Perhaps a missing index in here, but roughly this is:

$$ a_{k}=t^k \sum_{i=1}^{(n \ n+1-k)}\prod_{j \text{ in } C_i(n,n+1-k)} j $$

$C(n,k)$ is the set of all combinations of the integers from 1 to $n$, taking $k$ at each time, and $C_i$ is its $i$th element. The size of $C(n,k)$ is the binomial coefficient $(n \ k)=\frac{n!}{k!(n-k)!}$

$$ C(n,0)=\{\}\\ C(n,1)=\{\{1\},...,\{n\}\}\\ C(n,2)=\{\{1,2\},\{1,3\},...,\{n-2,n\},\{n-1,n\}\}\\ ...\\ C(n,n-1)=\{\{2,...n\},\{1,3,...,n\},\{1,...,n-2,n\},\{1,...,n-1\}\}\\ C(n,n)=\{\{1,...n\}\}\\ C(n,n+1)=\{\}\\ $$

Answer 2

So we have that $$ t\left( {t + 1} \right) \cdots \left( {t + n} \right) = t^{\,\overline {\,n + 1\,} } $$ and $$ t^{\,\overline {\,n + 1\,} } = \sum\limits_{\,\left( {1\, \leqslant } \right)\,k\,\left( { \leqslant \,n + 1} \right)} {\left[ \begin{gathered} n + 1 \\ k \\ \end{gathered} \right]t^{\,k} } $$

Now $$ P(k;\,q) = {1 \over {q!}}\left[ \matrix{ q \cr k \cr} \right] $$ is a discrete Probability distribution
(see for instance this post) whose raw first and second moment are $$ \eqalign{ & E\left[ k \right] = \sum\limits_{\left( {0\, \le } \right)\,g\,\left( { \le \,q} \right)} {{k \over {q!}}\left[ \matrix{ q \cr k \cr} \right]} = H(q) = \gamma + \psi (q + 1) \cr & E\left[ {k^{\,2} } \right] = \sum\limits_{\left( {0\, \le } \right)\,k} {{{k^{\,2} } \over {q!}}\left[ \matrix{ q \cr k \cr} \right] = } \left( {H_{\,q} ^2 + H_{\,q} - {{\pi ^2 } \over 6} + \psi ^{\left( 1 \right)} \left( {q + 1} \right)} \right) \cr} $$

Your question concerns the mode of $\left[ \matrix{ q \cr k \cr} \right]$ which coincides with that of $P(k;\,q)$, but I could not find sufficient information on line about this distribution and its characteristics.

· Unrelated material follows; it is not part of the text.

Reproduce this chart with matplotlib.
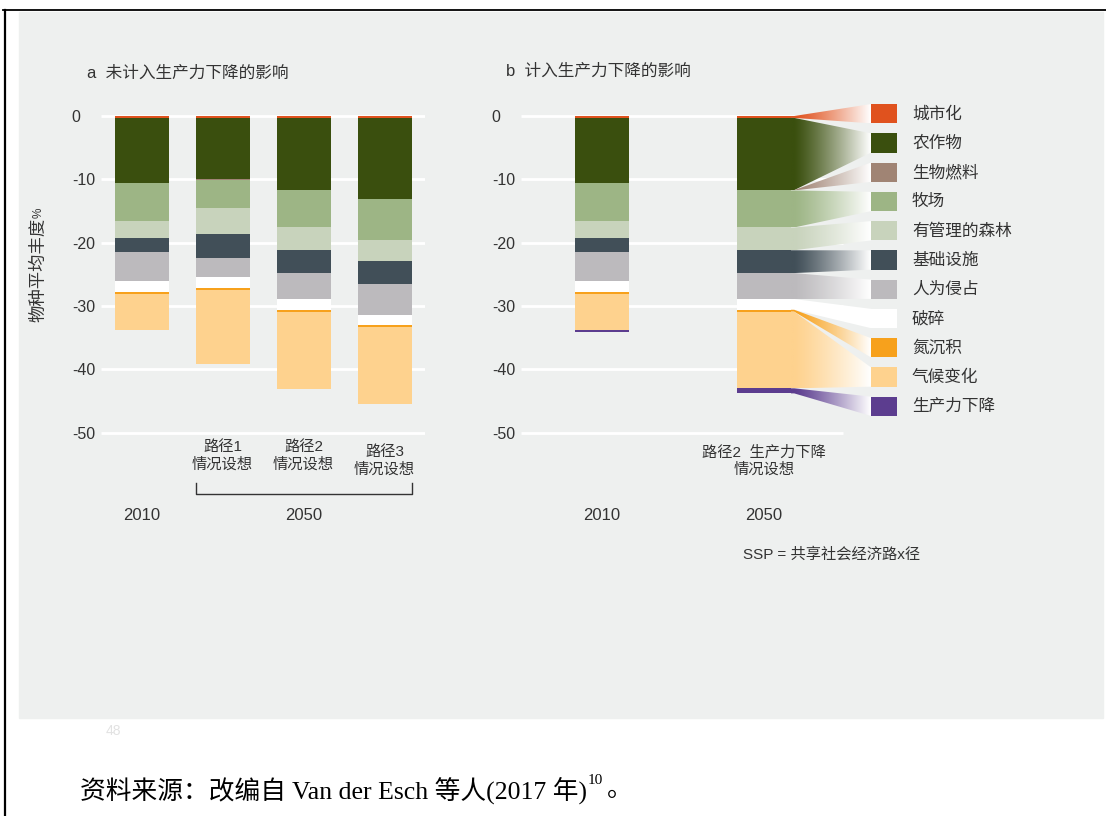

Plotting some examples of $P(k;\,q)$ it comes out that it has quite a peaked and symmetric shape concentrated in the lower values of $k$ and that the mode remains very close to the mean.
So ${\rm mode}\,P(k;q) \approx H(q)$.

If you need a more analytical result, then you can try and interpolate $P(k;\,q)$ by a continuous function, which has a closed expression for the mode.